**Work instructions**. Retype each line exactly. Skip images.

**Raw data**.
·····

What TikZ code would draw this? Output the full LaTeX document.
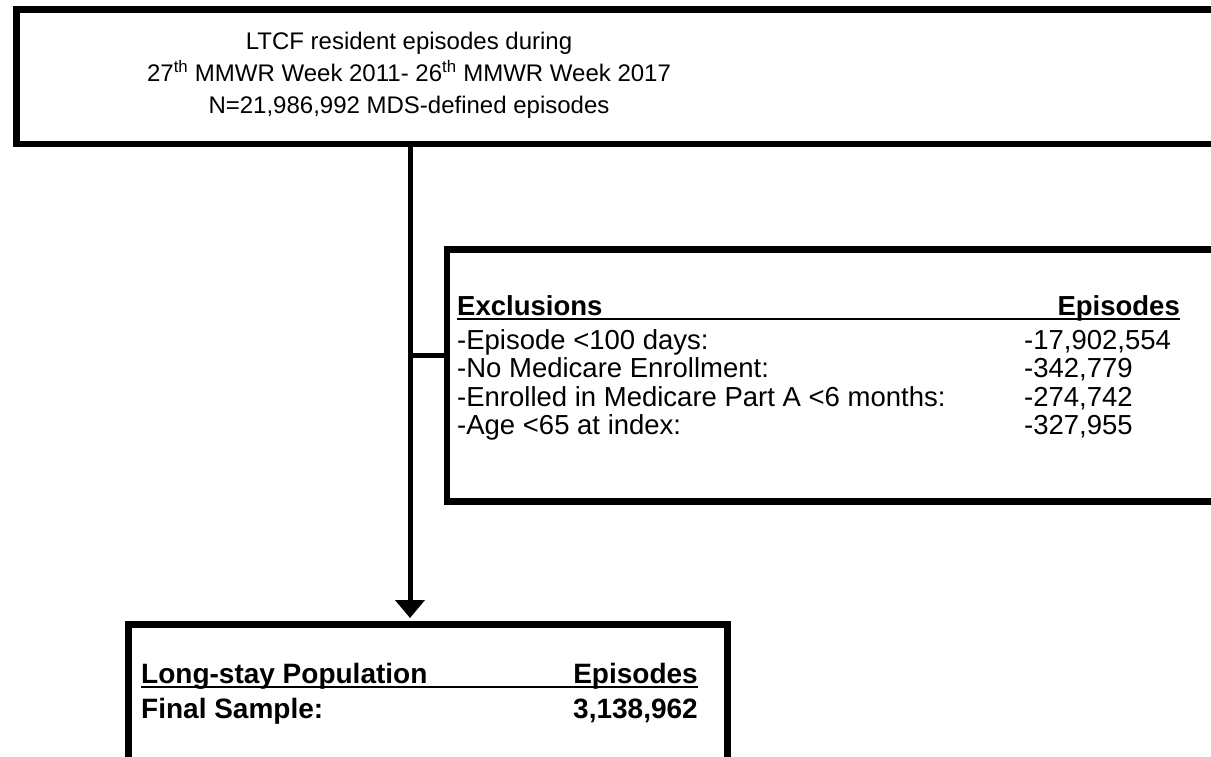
\documentclass[tikz,border=0pt]{standalone}
\usepackage{fontspec}
\setmainfont{Liberation Sans}
\usetikzlibrary{arrows.meta}
\begin{document}
\begin{tikzpicture}[x=1pt,y=-1pt,
  box/.style={draw=black, line width=6.5pt, inner sep=0pt, anchor=north west},
  conn/.style={draw=black, line width=5pt},
  toptxt/.style={font=\fontsize{24}{32}\selectfont, align=center, inner sep=0pt},
  extxt/.style={font=\fontsize{27.5}{28}\selectfont, inner sep=0pt},
  bottxt/.style={font=\fontsize{28}{30}\bfseries\selectfont, inner sep=0pt},
  uline/.style={draw=black, line width=2.5pt}]
\useasboundingbox (0,0) rectangle (1211,757);
\clip (0,0) rectangle (1211,757);
\fill[white] (0,0) rectangle (1211,757);
% boxes
\node[box, minimum width=1250pt, minimum height=134.5pt] (top) at (13,6.5) {};
\node[box, minimum width=820pt, minimum height=252pt] (excl) at (443.5,246) {};
\node[box, minimum width=599pt, minimum height=200pt] (final) at (125,621) {};
% top text
\node[toptxt] (toptext) at (409,75) {LTCF resident episodes during\\27\textsuperscript{th} MMWR Week 2011- 26\textsuperscript{th} MMWR Week 2017\\N=21,986,992 MDS-defined episodes};
% exclusions text
\node[extxt, anchor=base west] (exh) at (457,315) {\textbf{Exclusions}};
\node[extxt, anchor=base east] (exhe) at (1180,315) {\textbf{Episodes}};
\draw[uline] (exh.base west) ++(0,4) coordinate (ul1) -- (ul1 -| exhe.east);
\node[extxt, anchor=base west] (r1) at (457,349) {-Episode <100 days:};
\node[extxt, anchor=base west] (r2) at (457,377) {-No Medicare Enrollment:};
\node[extxt, anchor=base west] (r3) at (457,406) {-Enrolled in Medicare Part A <6 months:};
\node[extxt, anchor=base west] (r4) at (457,434) {-Age <65 at index:};
\node[extxt, anchor=base west] (n1) at (1024,349) {-17,902,554};
\node[extxt, anchor=base west] (n2) at (1024,377) {-342,779};
\node[extxt, anchor=base west] (n3) at (1024,406) {-274,742};
\node[extxt, anchor=base west] (n4) at (1024,434) {-327,955};
% final text
\node[bottxt, anchor=base west] (fh) at (141,683) {Long-stay Population};
\node[bottxt, anchor=base east] (fhe) at (698,683) {Episodes};
\draw[uline] (fh.base west) ++(0,4) coordinate (ul2) -- (ul2 -| fhe.east);
\node[bottxt, anchor=base west] (fs) at (141,718) {Final Sample:};
\node[bottxt, anchor=base east] (fn) at (698,718) {3,138,962};
% connectors
\coordinate (split) at (410,355.5);
\draw[conn, -{Triangle[width=29pt,length=18pt]}, shorten >=3pt] (top.south -| split) -- (final.north -| split);
\draw[conn] (split) -- (split -| excl.west);
\end{tikzpicture}
\end{document}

·····

**Result of the task**.
What TikZ code would draw this? Output the full LaTeX document.
\documentclass[tikz,border=0pt]{standalone}
\usepackage{fontspec}
\setmainfont{Liberation Sans}
\usetikzlibrary{arrows.meta}
\begin{document}
\begin{tikzpicture}[x=1pt,y=-1pt,
  box/.style={draw=black, line width=6.5pt, inner sep=0pt, anchor=north west},
  conn/.style={draw=black, line width=5pt},
  toptxt/.style={font=\fontsize{24}{32}\selectfont, align=center, inner sep=0pt},
  extxt/.style={font=\fontsize{27.5}{28}\selectfont, inner sep=0pt},
  bottxt/.style={font=\fontsize{28}{30}\bfseries\selectfont, inner sep=0pt},
  uline/.style={draw=black, line width=2.5pt}]
\useasboundingbox (0,0) rectangle (1211,757);
\clip (0,0) rectangle (1211,757);
\fill[white] (0,0) rectangle (1211,757);
% boxes
\node[box, minimum width=1250pt, minimum height=134.5pt] (top) at (13,6.5) {};
\node[box, minimum width=820pt, minimum height=252pt] (excl) at (443.5,246) {};
\node[box, minimum width=599pt, minimum height=200pt] (final) at (125,621) {};
% top text
\node[toptxt] (toptext) at (409,75) {LTCF resident episodes during\\27\textsuperscript{th} MMWR Week 2011- 26\textsuperscript{th} MMWR Week 2017\\N=21,986,992 MDS-defined episodes};
% exclusions text
\node[extxt, anchor=base west] (exh) at (457,315) {\textbf{Exclusions}};
\node[extxt, anchor=base east] (exhe) at (1180,315) {\textbf{Episodes}};
\draw[uline] (exh.base west) ++(0,4) coordinate (ul1) -- (ul1 -| exhe.east);
\node[extxt, anchor=base west] (r1) at (457,349) {-Episode <100 days:};
\node[extxt, anchor=base west] (r2) at (457,377) {-No Medicare Enrollment:};
\node[extxt, anchor=base west] (r3) at (457,406) {-Enrolled in Medicare Part A <6 months:};
\node[extxt, anchor=base west] (r4) at (457,434) {-Age <65 at index:};
\node[extxt, anchor=base west] (n1) at (1024,349) {-17,902,554};
\node[extxt, anchor=base west] (n2) at (1024,377) {-342,779};
\node[extxt, anchor=base west] (n3) at (1024,406) {-274,742};
\node[extxt, anchor=base west] (n4) at (1024,434) {-327,955};
% final text
\node[bottxt, anchor=base west] (fh) at (141,683) {Long-stay Population};
\node[bottxt, anchor=base east] (fhe) at (698,683) {Episodes};
\draw[uline] (fh.base west) ++(0,4) coordinate (ul2) -- (ul2 -| fhe.east);
\node[bottxt, anchor=base west] (fs) at (141,718) {Final Sample:};
\node[bottxt, anchor=base east] (fn) at (698,718) {3,138,962};
% connectors
\coordinate (split) at (410,355.5);
\draw[conn, -{Triangle[width=29pt,length=18pt]}, shorten >=3pt] (top.south -| split) -- (final.north -| split);
\draw[conn] (split) -- (split -| excl.west);
\end{tikzpicture}
\end{document}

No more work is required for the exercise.